Thursday, April 1, 2010

Essential Liquor #4

#4) A single malt scotch- Everyone is going to have a favorite here. Smokiness, sweetness, and varying amounts of peat drive the myriad of favors of single malt scotch. My favorites tend to be sweeter, Dalwhinnie and The Glenrothes being among them, by virtue of my predilection of Rusty Nails. The one I would recommend here is The Glenlivet 12 year. It is a solid scotch for most scotch drinkers and, for $35, it is cheap enough to mix.

A martini-esque use of single malt scotch can be found in the Affinity. I thought that this recipe would be good considering the different tastes in scotch. For more smokiness or peat, dial back the amount of sweet vermouth to ½ a part while increasing the scotch by ½ a part.

1 measure of scotch
1 measure of dry vermouth
1 measure of sweet vermouth
3-6 drops of Angostura bitters


  1. Do you recommend shaking this one or stirring it, Holly? I get to crack a new bottle of sweet vermouth which I've had so long I can't recall when I purchased it :) Not too much sweet vermouth used in this camp! 'Tis the bane of my existence

  2. For an Affinity Sweet- use ½ measure of dry vermouth and 1½ measure of sweet vermouth. What’s pictured is an Affinity Sweet made from Glenrothes 10 year. Stir all the Affinities to keep their silkiness.

  3. For the Affinity Sweet- try Glenrothes 15 year; Glengoyne 10 year; or Balvenie 12 year.

    For the Affinity dry- experience Laphroaig 10 year (lots of smoke); Caol Ila 14 year (lots of earthiness, cigar time!); or Talisker 10 year (lots of peat and smoke)

  4. What's the garnish used? cherry?

  5. Depends on if it is dry/sweet/perfect. 'Perfect' means equal parts dry and sweet vermouths. For all perfects/dry cocktails, a lemon twist is customary. For all sweets like the one pictured, a cherry is customary. For the Laphroaig/Talisker ones, I'd go olive like I do for dry Rob Roys. Or maybe a pearl onion would be awesome.

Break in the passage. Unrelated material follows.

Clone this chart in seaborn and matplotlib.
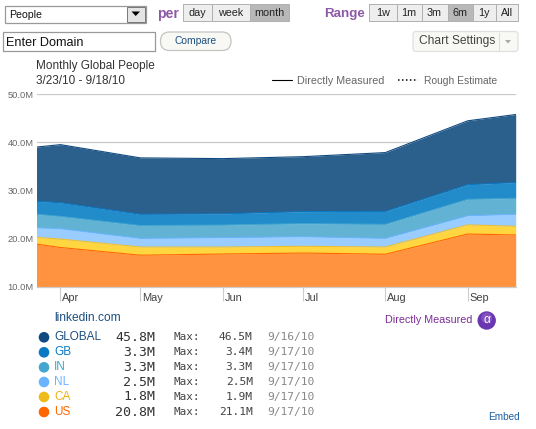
import numpy as np
import pandas as pd
import matplotlib
matplotlib.use("Agg")
import matplotlib.pyplot as plt
import matplotlib.dates as mdates
from matplotlib.patches import Rectangle, FancyBboxPatch, Circle, Polygon
from matplotlib.transforms import ScaledTranslation
import seaborn as sns

dates = ["2010-03-23", "2010-04-01", "2010-05-01", "2010-06-01",
         "2010-07-01", "2010-08-01", "2010-09-01", "2010-09-19"]
us = [18.9, 18.2, 16.6, 16.85, 17.05, 16.8, 21.0, 20.8]
ca = [1.4, 1.75, 1.7, 1.45, 1.4, 1.5, 1.9, 1.8]
nl = [2.0, 2.15, 1.8, 1.95, 2.0, 1.8, 1.9, 2.5]
india = [2.8, 2.55, 2.65, 2.6, 2.7, 2.9, 3.4, 3.3]
gb = [2.7, 2.85, 2.35, 2.35, 2.5, 2.7, 3.05, 3.3]
global_total = [39.05, 39.55, 36.8, 36.65, 37.05, 37.9, 44.5, 45.8]

month_ticks = ["2010-04-01", "2010-05-01", "2010-06-01", "2010-07-01", "2010-08-01", "2010-09-01"]
month_labels = ["Apr", "May", "Jun", "Jul", "Aug", "Sep"]
y_ticks = [10, 20, 30, 40, 50]

legend_names = ["GLOBAL", "GB", "IN", "NL", "CA", "US"]
legend_current = ["45.8M", "3.3M", "3.3M", "2.5M", "1.8M", "20.8M"]
legend_max = ["46.5M", "3.4M", "3.3M", "2.5M", "1.9M", "21.1M"]
legend_when = ["9/16/10", "9/17/10", "9/17/10", "9/17/10", "9/17/10", "9/17/10"]
legend_dots = ["#104a80", "#0a78c2", "#44a6cf", "#6ab4ff", "#eebb18", "#ff6600"]
legend_text = ["#1c4f80", "#0a78c2", "#44a6cf", "#6ab4ff", "#eeb010", "#ff6600"]

fills = ["#ff9340", "#ffd540", "#99ccff", "#62b2d3", "#228ccb", "#2b5f8c"]
edges = ["#ff6600", "#eec030", "#6ab4ff", "#44a6cf", "#0a78c2", "#104a80"]
stack_names = ["US", "CA", "NL", "IN", "GB", "GLOBAL"]

W, H = 536, 429
PX = 0.72  # points per pixel at 100 dpi

sns.set_theme(style="white")
plt.rcParams["font.family"] = ["Liberation Sans", "DejaVu Sans"]
fig = plt.figure(figsize=(W / 100, H / 100), dpi=100, facecolor="white")

# Pixel-addressed layer for the controls and the legend block
ui = fig.add_axes([0, 0, 1, 1], zorder=3)
ui.set_xlim(0, W)
ui.set_ylim(H, 0)
ui.axis("off")
ui.patch.set_alpha(0)


def label(x, y, s, size=11, color="#333333", ha="left", **kw):
    ui.text(x, y, s, fontsize=size * PX, color=color, ha=ha, va="center", **kw)


def button_row(edges_x, y0, y1, names, active):
    for i, name in enumerate(names):
        x0, x1 = edges_x[i], edges_x[i + 1]
        on = name == active
        ui.add_patch(Rectangle((x0, y0), x1 - x0, y1 - y0,
                               fc="#b8b8b8" if on else "#eeeeee", ec="#b0b0b0", lw=0.7))
        label((x0 + x1) / 2, (y0 + y1) / 2 + 0.8, name, size=10.8, color="#222222", ha="center")


# Metric dropdown
ui.add_patch(Rectangle((5, 5.5), 141, 17, fc="white", ec="#999999", lw=0.9))
ui.add_patch(Rectangle((126.5, 6.5), 18.5, 15, fc="#e4e4e4", ec="#777777", lw=0.7))
ui.add_patch(Polygon([[131.5, 11.5], [140, 11.5], [135.7, 16]], fc="black", ec="none"))
label(9, 14.5, "People", size=10.5, color="#111111")

label(157.5, 14, "per", size=14, color="#8d5aa8", fontweight="bold")
button_row([183, 212, 250, 289], 4, 20.5, ["day", "week", "month"], "month")
label(324, 14.5, "Range", size=13.4, color="#8d5aa8", fontweight="bold")
button_row([369, 396.5, 421.5, 447.5, 472.5, 496, 517.5], 4, 20.5,
           ["1w", "1m", "3m", "6m", "1y", "All"], "6m")

# Domain entry and compare controls
ui.add_patch(Rectangle((2.5, 31.5), 152, 19, fc="white", ec="#999999", lw=0.9))
label(6, 42.5, "Enter Domain", size=12.6, color="#111111")
ui.add_patch(FancyBboxPatch((160.5, 32), 70.5, 18.5, boxstyle="round,pad=0,rounding_size=9",
                            fc="#f8f8f4", ec="#c4c4c4", lw=0.9))
label(196, 41.5, "Compare", size=10.2, color="#1c4f80", ha="center")
ui.add_patch(FancyBboxPatch((413, 31.5), 105, 20, boxstyle="round,pad=0,rounding_size=3",
                            fc="#f8f8f5", ec="#e0e0e0", lw=0.9))
label(457, 41, "Chart Settings", size=12, color="#444444", ha="center")
ui.plot([499, 499], [33, 50], color="#dcdcdc", lw=0.8)
ui.add_patch(Polygon([[505, 40], [511, 40], [508, 43.5]], fc="#a8a8a8", ec="none"))

# Chart heading and line-style key
label(35.5, 65.5, "Monthly Global People", size=11.8, color="#333333")
label(35.5, 80.5, "3/23/10 - 9/18/10", size=11.8, color="#333333")
ui.plot([272, 292], [80, 80], color="black", lw=0.8)
label(297, 80.5, "Directly Measured", size=10.8, color="#666666")
ui.plot([398, 418], [80, 80], color="black", lw=1.1, ls=(0, (1, 1.6)))
label(424, 80.5, "Rough Estimate", size=10.2, color="#666666")

# Traffic chart
left, right, top, bottom = 36.5, 515.7, 94.3, 287.0
ax = fig.add_axes([left / W, 1 - bottom / H, (right - left) / W, (bottom - top) / H], zorder=2)
ax.patch.set_alpha(0)

x = mdates.date2num(pd.to_datetime(dates))
bands = np.array([us, ca, nl, india, gb], dtype=float)
upper = np.vstack([np.cumsum(bands, axis=0), global_total])
lower = np.vstack([np.full(len(x), 10.0), upper[:-1]])

for i in range(5, -1, -1):
    ax.fill_between(x, lower[i], upper[i], color=fills[i], lw=0, zorder=2)

frame = pd.DataFrame({
    "date": np.tile(x, 6),
    "people": upper.ravel(),
    "series": np.repeat(stack_names, len(x)),
})
sns.lineplot(data=frame, x="date", y="people", hue="series", hue_order=stack_names,
             palette=edges, lw=0.8, legend=False, ax=ax, zorder=3, errorbar=None)

ax.set_xlim(x[0], x[-1])
ax.set_ylim(10, 50)
ax.set_xlabel("")
ax.set_ylabel("")
for side in ["top", "right", "left"]:
    ax.spines[side].set_visible(False)
ax.spines["bottom"].set_color("#cccccc")
ax.spines["bottom"].set_linewidth(0.9)

ax.set_yticks(y_ticks)
ax.set_yticklabels([f"{v:.1f}M" for v in y_ticks], fontsize=9.4 * PX, color="#666666")
ax.tick_params(axis="y", length=0, pad=2)
ax.yaxis.grid(True, color="#c8c8c8", lw=0.9, zorder=0)
ax.set_axisbelow(True)

ax.set_xticks(mdates.date2num(pd.to_datetime(month_ticks)))
ax.set_xticklabels(month_labels, fontsize=11 * PX, color="#444444", ha="left", va="center")
ax.tick_params(axis="x", length=14 * PX, width=0.8, color="#cccccc", bottom=True, pad=0)
shift = ScaledTranslation(2 / 100, 2.8 / 100, fig.dpi_scale_trans)
for t in ax.get_xticklabels():
    t.set_transform(t.get_transform() + shift)

# Per-country legend block
label(54, 318, "linkedin.com", size=12, color="#1c4f80")
rows = [337.3, 352.3, 367.3, 382, 397, 412]
for i, y in enumerate(rows):
    ui.add_patch(Circle((44, y), 5.3, fc=legend_dots[i], ec="none"))
    label(54, y, legend_names[i], size=11.8, color=legend_text[i])
    label(155.5, y, legend_current[i], size=13.2, color="#333333", ha="right", family="DejaVu Sans Mono")
    label(173.5, y, "Max:", size=11, color="#444444", family="DejaVu Sans Mono")
    label(252.7, y, legend_max[i], size=11.3, color="#444444", ha="right", family="DejaVu Sans Mono")
    label(267.5, y, legend_when[i], size=11.3, color="#888888", family="DejaVu Sans Mono")

label(385, 320, "Directly Measured", size=10.8, color="#7b2d96")
ui.add_patch(Circle((486.7, 320.5), 9.2, fc="#6a35b0", ec="none"))
ui.add_patch(Circle((486.7, 318), 5.5, fc="#8a5cc8", ec="none", alpha=0.7))
label(486.7, 320, "α", size=12, color="white", ha="center")
label(488, 417.5, "Embed", size=10, color="#1c5f9f")

fig.savefig("out.png", dpi=100)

  6. We have another winner! I chose an Affinity perfect for this try. Scotch used was Glenmorangie Portwood Finish which has a beautiful chocolate note and light smoke. Chocolate and sweet vermouth go well together. It may be just a hair sweet for my tastes, which makes it go down all the quicker.

  7. Yeah, I like Glenmorangie for dry Rob Roys. Essentially, the Affinity is a Rob Roy with ratcheted up vermouth levels. And, of course, a Rob Roy is the classic Manhattan made with scotch instead of whiskey.

  8. Don't tell that to the Vintage in MadTown. Their Rob Roy was a Rusty Nail... and the bartender claimed they are the same drinks.